For the second straight year, the President’s Pay Agent in its annual report cited “major methodological concerns” with how the council that makes federal employee compensation recommendations calculates the pay disparity between federal workers and their private sector counterparts.
Last April, the Federal Salary Council found that federal employees on average earn 31.86 percent less than their counterparts in non-federal jobs. And in November, the council weighed a number of potential changes to how that figure is calculated, although objections from members representing labor groups prevented any recommendation from reaching the pay agent.
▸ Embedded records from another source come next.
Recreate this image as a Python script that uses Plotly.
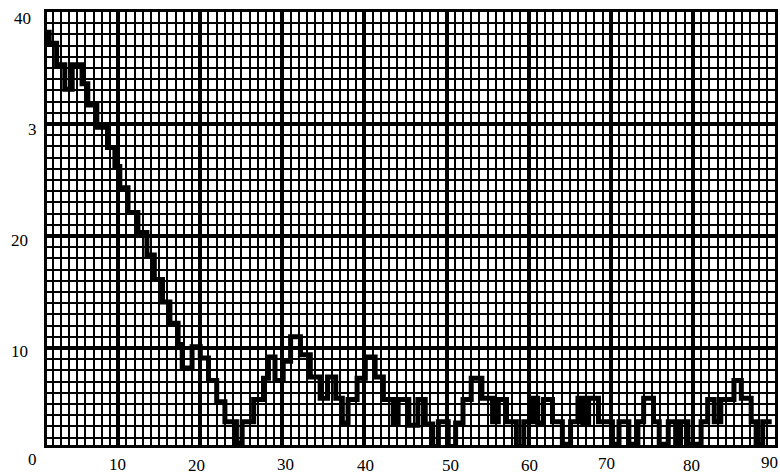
import plotly.graph_objects as go

# Step positions (start of each level) and levels
step_x = [1.3, 1.6, 2.5, 3.5, 4.4, 5.6, 6.3, 7.4, 8.7, 9.6,
          10.2, 11.2, 12.4, 13.5, 14.4, 15.4, 16.3, 17.3, 17.8, 19.0,
          20.0, 21.0, 22.0, 23.0, 24.4, 25.1, 26.5, 27.7, 28.3, 29.1,
          30.1, 31.0, 32.2, 33.4, 34.6, 35.5, 36.5, 37.3, 38.0, 39.1,
          40.1, 41.3, 42.3, 43.5, 44.1, 45.4, 46.5, 47.4, 48.3, 49.0,
          50.2, 51.1, 52.0, 53.0, 54.3, 55.6, 56.3, 57.3, 58.5, 59.4,
          60.5, 61.1, 61.8, 62.9, 64.1, 65.1, 66.0, 66.6, 67.3, 68.5,
          70.2, 71.0, 72.2, 73.3, 74.0, 75.2, 75.9, 77.0, 77.9, 78.5,
          79.4, 81.0, 81.8, 82.6, 83.4, 85.0, 85.9, 87.1, 87.7, 88.5,
          89.6]
levels = [38.2, 37.2, 35.3, 33.1, 35.3, 33.6, 31.7, 29.7, 27.9, 26.2,
          24.3, 22.1, 20.3, 18.3, 16.1, 14.1, 12.2, 10.3, 8.2, 10.1,
          9.1, 7.1, 5.2, 3.4, 1.5, 3.4, 5.4, 7.3, 9.2, 7.1,
          8.8, 11.0, 9.4, 7.4, 5.5, 7.4, 5.5, 3.3, 5.4, 7.3,
          9.2, 7.4, 5.4, 3.3, 5.4, 3.1, 5.4, 3.2, 1.2, 3.4,
          1.2, 3.3, 5.4, 7.3, 5.5, 3.4, 5.4, 3.4, 1.2, 3.4,
          5.5, 3.3, 5.4, 3.4, 1.4, 3.4, 5.5, 3.3, 5.5, 3.4,
          1.4, 3.4, 1.4, 3.4, 5.5, 3.4, 1.4, 3.4, 1.4, 3.4,
          1.4, 3.4, 5.4, 3.4, 5.4, 7.1, 5.5, 3.4, 1.4, 3.4,
          3.4]

x_tick_vals = [10, 20, 30, 40, 50, 60, 70, 80, 90]
x_tick_text = ["10", "20", "30", "40", "50", "60", "70", "80", "90"]
y_tick_vals = [40, 30, 20, 10]
y_tick_text = ["40", "3", "20", "10"]
origin_text = "0"

FONT = "Liberation Serif"
FS = 17

fig = go.Figure()
fig.add_trace(go.Scatter(
    x=step_x, y=levels, mode="lines", line_shape="hv",
    line=dict(color="black", width=5), cliponaxis=False, showlegend=False,
))

annotations = []
x_shifts = [-1, -4, 3, 1, 4, 1, -4, -1, -6]
y_shifts = [-19, -20, -19, -20, -20, -20, -18, -20, -17]
for v, t, dx, dy in zip(x_tick_vals, x_tick_text, x_shifts, y_shifts):
    annotations.append(dict(x=v, y=0, xref="x", yref="paper", text=t, showarrow=False,
                            xanchor="center", yanchor="middle", xshift=dx, yshift=dy,
                            font=dict(family=FONT, size=FS, color="black")))
y_xshift = [-25, -15, -28, -28]
y_yshift = [-6, -6, -5, -4]
for v, t, dx, dy in zip(y_tick_vals, y_tick_text, y_xshift, y_yshift):
    annotations.append(dict(x=0, y=v, xref="paper", yref="y", text=t, showarrow=False,
                            xanchor="center", yanchor="middle", xshift=dx, yshift=dy,
                            font=dict(family=FONT, size=FS, color="black")))
annotations.append(dict(x=0, y=0, xref="paper", yref="paper", text=origin_text, showarrow=False,
                        xanchor="center", yanchor="middle", xshift=-15, yshift=-14,
                        font=dict(family=FONT, size=FS, color="black")))

fig.update_layout(
    width=780, height=475,
    margin=dict(l=47, r=5, t=12, b=30, autoexpand=False),
    paper_bgcolor="white", plot_bgcolor="white",
    annotations=annotations,
    xaxis=dict(range=[1.33, 90], tick0=0, dtick=10, showticklabels=False, ticks="",
               showgrid=True, gridcolor="black", gridwidth=4, zeroline=False,
               showline=True, linecolor="black", linewidth=3, mirror=True,
               minor=dict(tick0=0, dtick=1, showgrid=True, gridcolor="black", gridwidth=1.6)),
    yaxis=dict(range=[1.33, 40], tick0=0, dtick=10, showticklabels=False, ticks="",
               showgrid=True, gridcolor="black", gridwidth=4, zeroline=False,
               showline=True, linecolor="black", linewidth=3, mirror=True,
               minor=dict(tick0=0, dtick=1, showgrid=True, gridcolor="black", gridwidth=1.6)),
)

fig.write_html(
    "out.html",
    config={"displayModeBar": False},
    post_script="document.body.style.margin='0';document.body.style.overflow='hidden';",
)
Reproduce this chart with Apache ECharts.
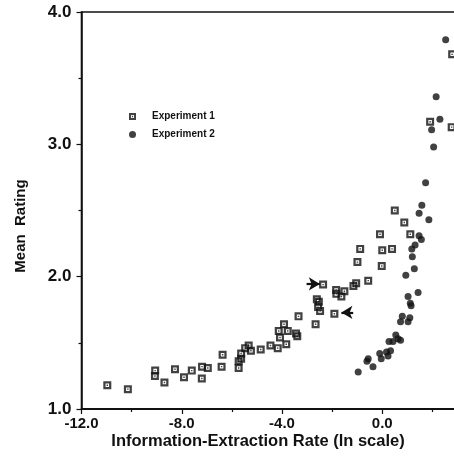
<!DOCTYPE html>
<html>
<head>
<meta charset="utf-8">
<script src="https://cdn.jsdelivr.net/npm/echarts@6/dist/echarts.min.js"></script>
<style>
  html, body { margin: 0; padding: 0; background: #fff; overflow: hidden; }
  #chart { width: 500px; height: 468px; }
</style>
</head>
<body>
<div id="chart"></div>
<script>
// Experiment 1: information-extraction rate (ln) and mean rating
const exp1Rate = [-10.97, -10.15, -9.06, -9.07, -8.69, -8.27, -7.91, -7.60, -7.19, -6.96,
  -7.20, -6.37, -6.41, -5.73, -5.73, -5.63, -5.63, -5.47, -5.33, -5.24,
  -4.85, -4.46, -4.17, -3.83, -4.13, -4.08, -3.92, -3.77, -3.44, -3.39,
  -3.34, -2.66, -2.61, -2.53, -2.56, -2.48, -2.36, -1.91, -1.84, -1.83,
  -1.63, -1.51, -1.15, -1.04, -0.56, -0.99, -0.02, -0.88, 0.00, 0.39,
  -0.09, 1.12, 0.50, 0.88, 1.91, 2.77, 2.79];
const exp1Rating = [1.18, 1.15, 1.29, 1.25, 1.20, 1.30, 1.24, 1.29, 1.32, 1.31,
  1.23, 1.41, 1.32, 1.31, 1.36, 1.38, 1.42, 1.46, 1.48, 1.44,
  1.45, 1.48, 1.46, 1.49, 1.59, 1.54, 1.64, 1.59, 1.57, 1.55,
  1.70, 1.64, 1.83, 1.81, 1.77, 1.74, 1.94, 1.72, 1.90, 1.87,
  1.85, 1.89, 1.93, 1.95, 1.97, 2.11, 2.08, 2.21, 2.20, 2.21,
  2.32, 2.32, 2.50, 2.41, 3.17, 3.13, 3.68];

// Experiment 2
const exp2Rate = [-0.96, -0.56, -0.61, -0.37, -0.10, -0.04, 0.23, 0.33, 0.17, 0.43,
  0.63, 0.73, 0.54, 0.27, 0.80, 0.73, 1.03, 1.10, 1.03, 1.12,
  1.15, 1.43, 0.94, 1.28, 1.20, 1.31, 1.18, 1.47, 1.56, 1.86,
  1.47, 1.58, 1.73, 2.05, 1.97, 2.30, 2.15, 2.53];
const exp2Rating = [1.28, 1.38, 1.36, 1.32, 1.42, 1.38, 1.40, 1.44, 1.43, 1.51,
  1.53, 1.52, 1.56, 1.51, 1.70, 1.66, 1.66, 1.69, 1.85, 1.80,
  1.78, 1.88, 2.01, 2.06, 2.15, 2.24, 2.21, 2.31, 2.28, 2.43,
  2.48, 2.54, 2.71, 2.98, 3.11, 3.19, 3.36, 3.79];

// Arrow annotations: [tailRate, tipRate, rating]
const arrowRight = [-3.02, -2.49, 1.945];
const arrowLeft = [-1.16, -1.63, 1.73];

const xTicks = { min: -12, max: 4, step: 4 };
const yTicks = { min: 1, max: 4, step: 1 };

const seriesNames = ['Experiment 1', 'Experiment 2'];

// open square with a centre dot
const boxSymbol = 'path://M0,0H10V10H0Z M2.8,2.8V7.2H7.2V2.8Z M4.1,4.1H5.9V5.9H4.1Z';
const ink = '#111';
const font = 'Liberation Sans, Arial, Helvetica, sans-serif';

const pairs = (xs, ys) => xs.map((x, i) => [x, ys[i]]);

const chart = echarts.init(document.getElementById('chart'), null, { renderer: 'canvas' });

chart.setOption({
  animation: false,
  backgroundColor: '#fff',
  grid: {
    left: 81.5, top: 12, right: 17.5, bottom: 59,
    show: true, borderColor: ink, borderWidth: 1.6, backgroundColor: 'transparent'
  },
  legend: {
    orient: 'vertical',
    left: 129, top: 110.5,
    padding: 0,
    itemWidth: 7, itemHeight: 7,
    itemGap: 6,
    selectedMode: false,
    textStyle: { fontFamily: font, fontWeight: 'bold', fontSize: 10, color: ink, padding: [0, 0, 0, 11], lineHeight: 12 },
    data: [
      { name: seriesNames[0], icon: boxSymbol },
      { name: seriesNames[1], icon: 'circle' }
    ]
  },
  xAxis: {
    type: 'value',
    min: xTicks.min, max: xTicks.max, interval: xTicks.step,
    axisLine: { show: true, onZero: false, lineStyle: { color: ink, width: 1.8 } },
    axisTick: { show: true, inside: false, length: 5, lineStyle: { color: ink, width: 1.2 } },
    minorTick: { show: true, splitNumber: 2, length: 3, lineStyle: { color: ink, width: 1.2 } },
    splitLine: { show: false },
    axisLabel: {
      showMaxLabel: false,
      margin: 7,
      color: ink, fontFamily: font, fontWeight: 'bold', fontSize: 15,
      formatter: v => v.toFixed(1)
    }
  },
  yAxis: {
    type: 'value',
    min: yTicks.min, max: yTicks.max, interval: yTicks.step,
    axisLine: { show: true, onZero: false, lineStyle: { color: ink, width: 1.5 } },
    axisTick: { show: true, inside: false, length: 5, lineStyle: { color: ink, width: 1.2 } },
    minorTick: { show: true, splitNumber: 2, length: 3, lineStyle: { color: ink, width: 1.2 } },
    splitLine: { show: false },
    axisLabel: {
      margin: 10,
      color: ink, fontFamily: font, fontWeight: 'bold', fontSize: 17,
      formatter: v => v.toFixed(1)
    }
  },
  graphic: [
    {
      type: 'text', x: 258, y: 441,
      style: { text: 'Information-Extraction Rate (ln scale)', fill: ink, font: 'bold 16.5px ' + font, align: 'center', verticalAlign: 'middle' }
    },
    {
      type: 'text', x: 21, y: 226, rotation: Math.PI / 2,
      style: { text: 'Mean  Rating', fill: ink, font: 'bold 15px ' + font, align: 'center', verticalAlign: 'middle' }
    }
  ],
  series: [
    {
      name: seriesNames[0],
      type: 'scatter',
      symbol: boxSymbol,
      symbolSize: 8,
      itemStyle: { color: ink },
      emphasis: { disabled: true },
      data: pairs(exp1Rate, exp1Rating),
      markLine: {
        silent: true,
        animation: false,
        symbol: ['none', 'arrow'],
        symbolSize: [10, 11],
        label: { show: false },
        lineStyle: { color: ink, width: 2.2, type: 'solid' },
        emphasis: { disabled: true },
        data: [
          [{ coord: [arrowRight[0], arrowRight[2]] }, { coord: [arrowRight[1], arrowRight[2]] }],
          [{ coord: [arrowLeft[0], arrowLeft[2]] }, { coord: [arrowLeft[1], arrowLeft[2]] }]
        ]
      }
    },
    {
      name: seriesNames[1],
      type: 'scatter',
      symbol: 'circle',
      symbolSize: 7,
      itemStyle: { color: ink },
      emphasis: { disabled: true },
      data: pairs(exp2Rate, exp2Rating)
    }
  ]
});
</script>
</body>
</html>
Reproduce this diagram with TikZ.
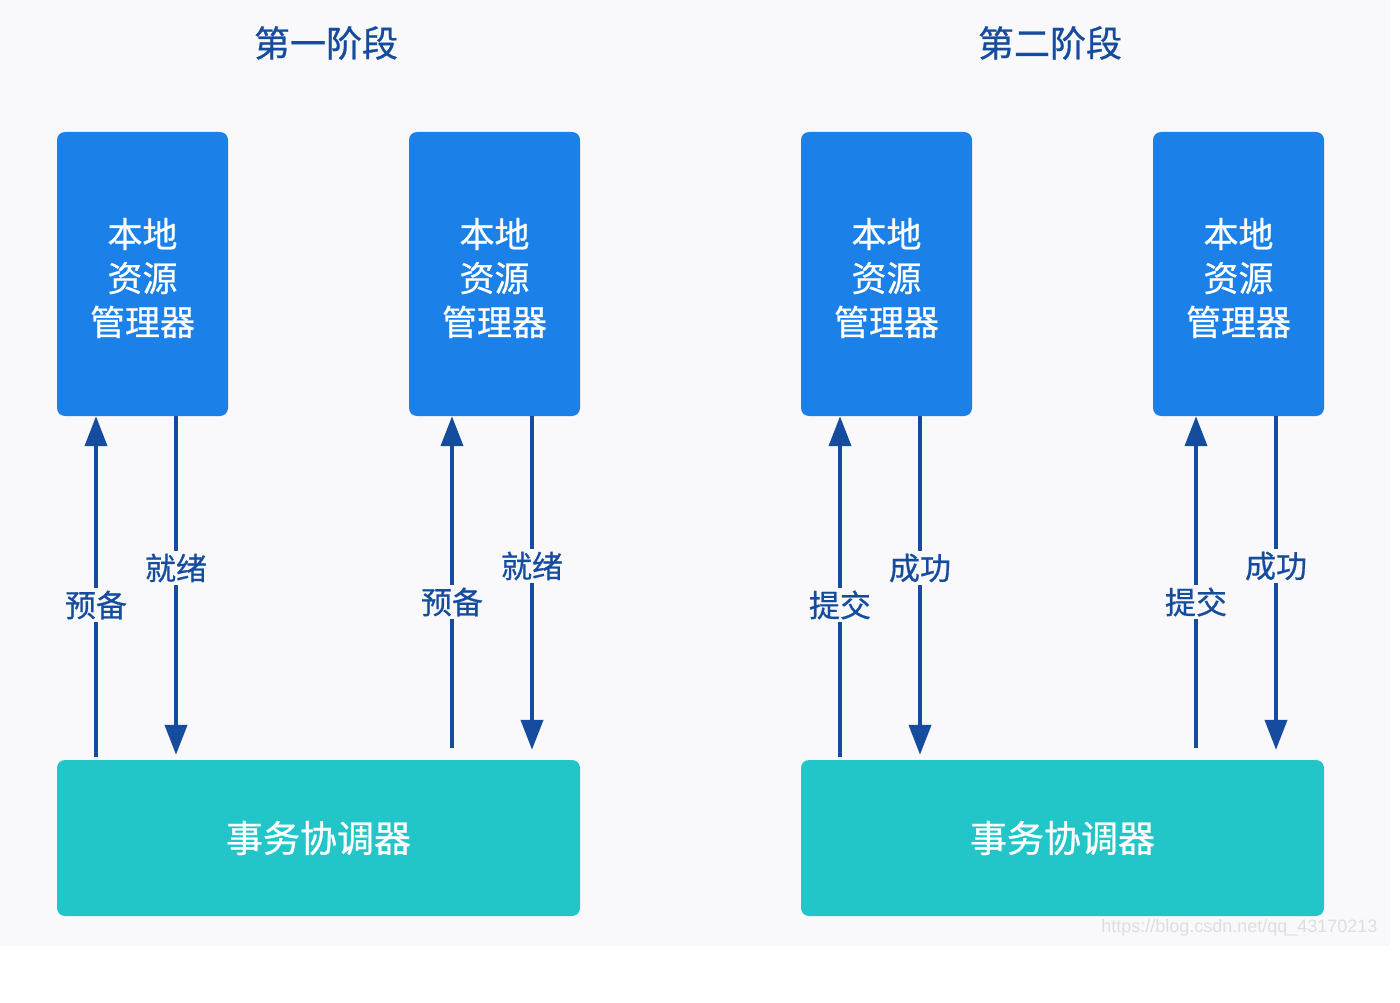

In a report dated Nov. 30, 2018, but not published by the Office of Personnel Management until recently, the President’s Pay Agent, which is composed of Labor Secretary Alex Acosta, Office of Management and Budget Director Mick Mulvaney and acting OPM Director Margaret Weichert, encouraged the salary council to push forward with proposals to change its methodology, citing a controversial 2017 Congressional Budget Office report that found federal workers make significantly more than equivalent private sector workers.
“A recent report from the Congressional Budget Office issued in April 2017 echoes the findings of many labor economists in identifying a significant overall compensation gap in favor of federal employees relative to the private sector,” the officials wrote. “CBO identified a 17 percent average compensation premium for federal workers—with federal employees receiving on average 47 percent higher benefits and 3 percent higher wages than counterparts in the private sector.”
Detractors of the CBO report, including federal labor groups, have said its methodology does not accurately compare public sector and private industry jobs, in that it only compares employees relative to their educational attainment, rather than similar job duties.
Although the pay agent did not officially endorse any of the five ideas discussed last year, which included developing a survey of benchmark jobs, rather than looking at a region’s labor market as a whole, factoring in agency attrition rates, the report spoke positively of the most controversial of the ideas on the table: incorporating non-salary benefits like the Federal Employees Health Benefits Program and the federal government’s defined benefit retirement program into a comparison of employees’ total compensation.
“The value of employee benefits is completely excluded from the pay comparisons, which take into account only wages and salaries,” the pay agent wrote. “Also, the comparisons of federal vs. non-federal wages and salaries fail to reflect the reality of labor market shortages and excesses. They also require the calculation of a single average pay gap in each locality area, without regard to, for example, the differing labor markets for major occupational groups.”
Changing how the Bureau of Labor Statistics calculates the pay disparity between federal and private sector workers would require Congress to pass legislation, an unlikely prospect with Democrats in control of the House. But the pay agent suggested it would continue to advocate for such a change, in addition to finding ways to shift the federal government toward a performance-based pay model.
“Ultimately, we believe in the need for fundamental reforms of the white-collar federal pay system,” the officials wrote. “We believe it is imperative to develop performance-sensitive compensation systems that will contribute to a government that is more citizen-centered, results-oriented and market-based.”